The Oklahoma conservative suggested that the Gang of Six is examining a kind of tax reform similar to the type suggested by President Obama's fiscal commission, in which marginal rates are lowered but many tax credits are eliminated from the code.
"Will some people pay increased taxes? I'm sure they will," Coburn said of the resulting tax burden from such a plan.
Assuming that Coburn is using current tax rates as his baseline, what he's saying pretty much rules out the possibility of the Gang of Six producing a comprehensive and balanced deficit reduction plan. Without revenue increases, the only way to close the deficit is to cut spending, and that means doing things like ending Medicare, as the the House has already proposed.
However, in the unlikely scenario that Coburn is using current law as his baseline, his statement isn't all that big deal?under current law, at the end of 2012, the Bush tax cuts expire across the board.

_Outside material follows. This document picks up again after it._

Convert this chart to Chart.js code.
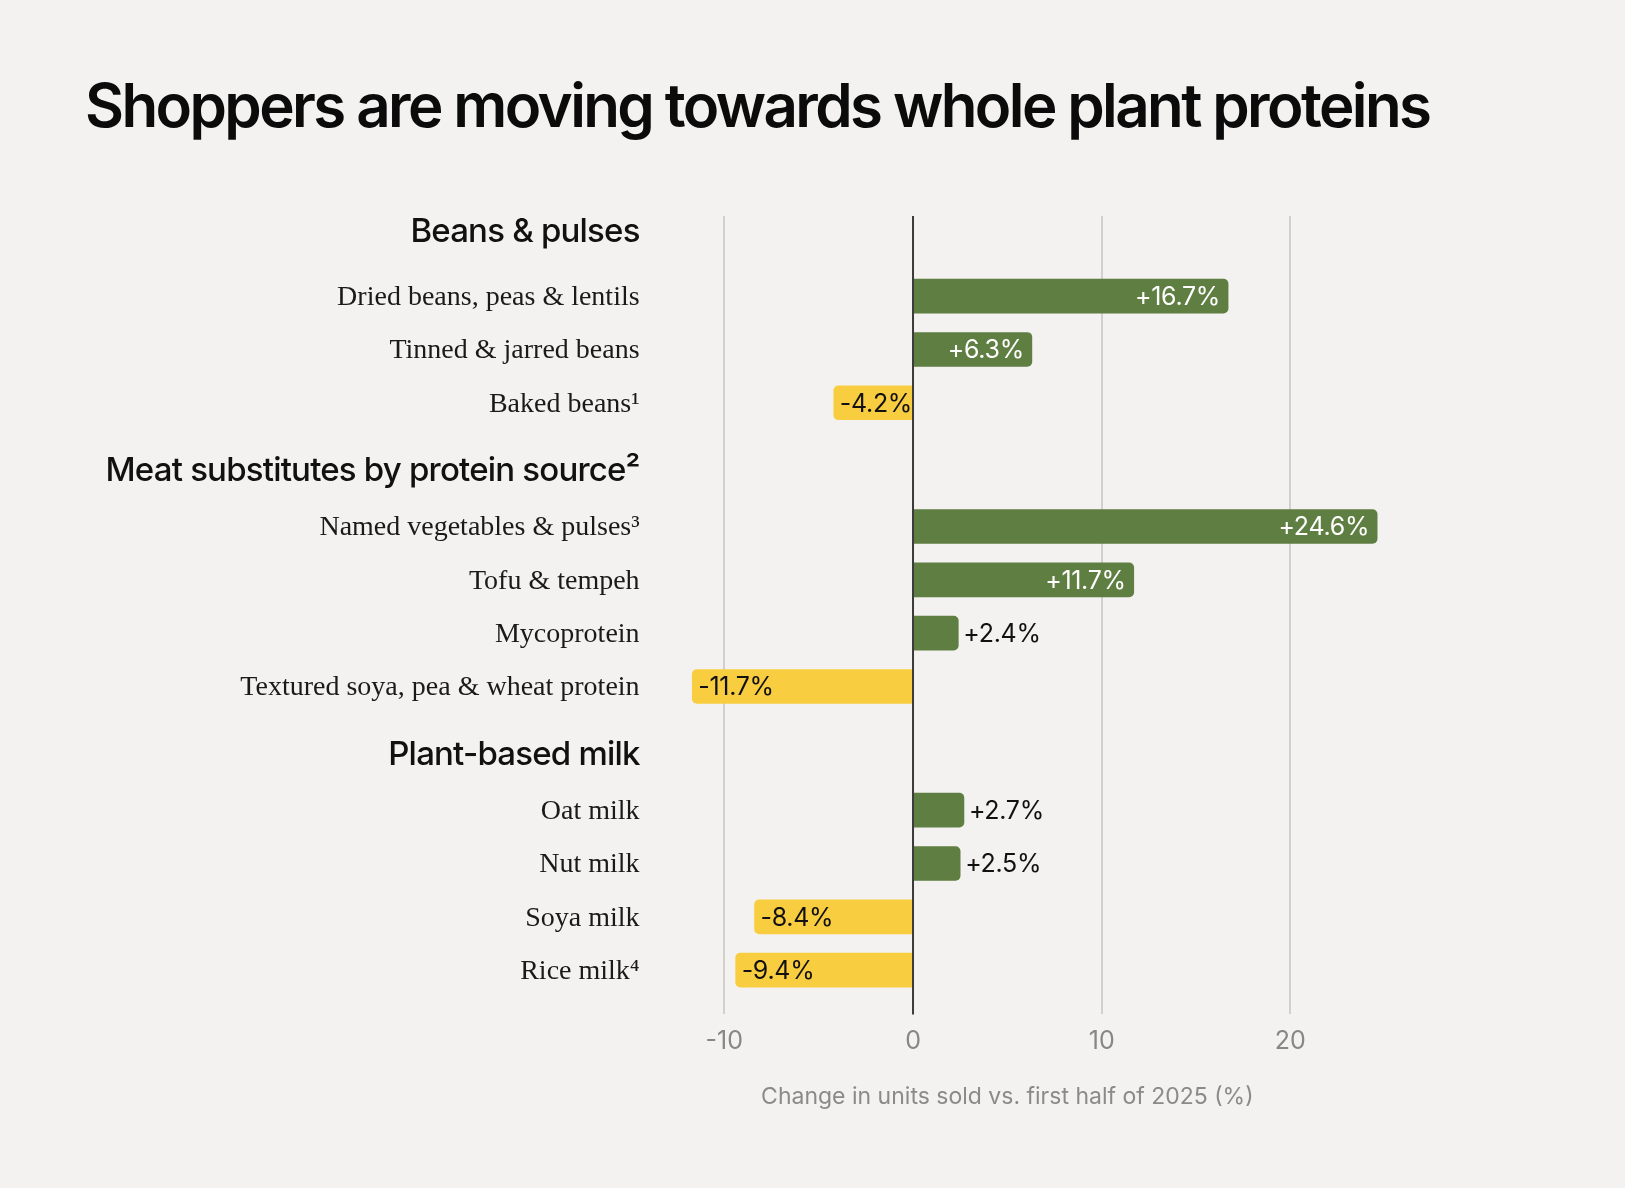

It's not that hard to put together a reasonable long-term fiscal plan using the tax code of the Clinton era as a starting point.
Unfortunately, I've seen nothing to suggest that Coburn was using current law as his baseline. And by taking any meaningful revenue growth off the table, even revenue growth that will occur under current law, Coburn's statement seems likely to doom the Gang of Six to failure.
The good news is that current law isn't a bad alternative to a negotiated agreement, so there's no point in taking a bad deal.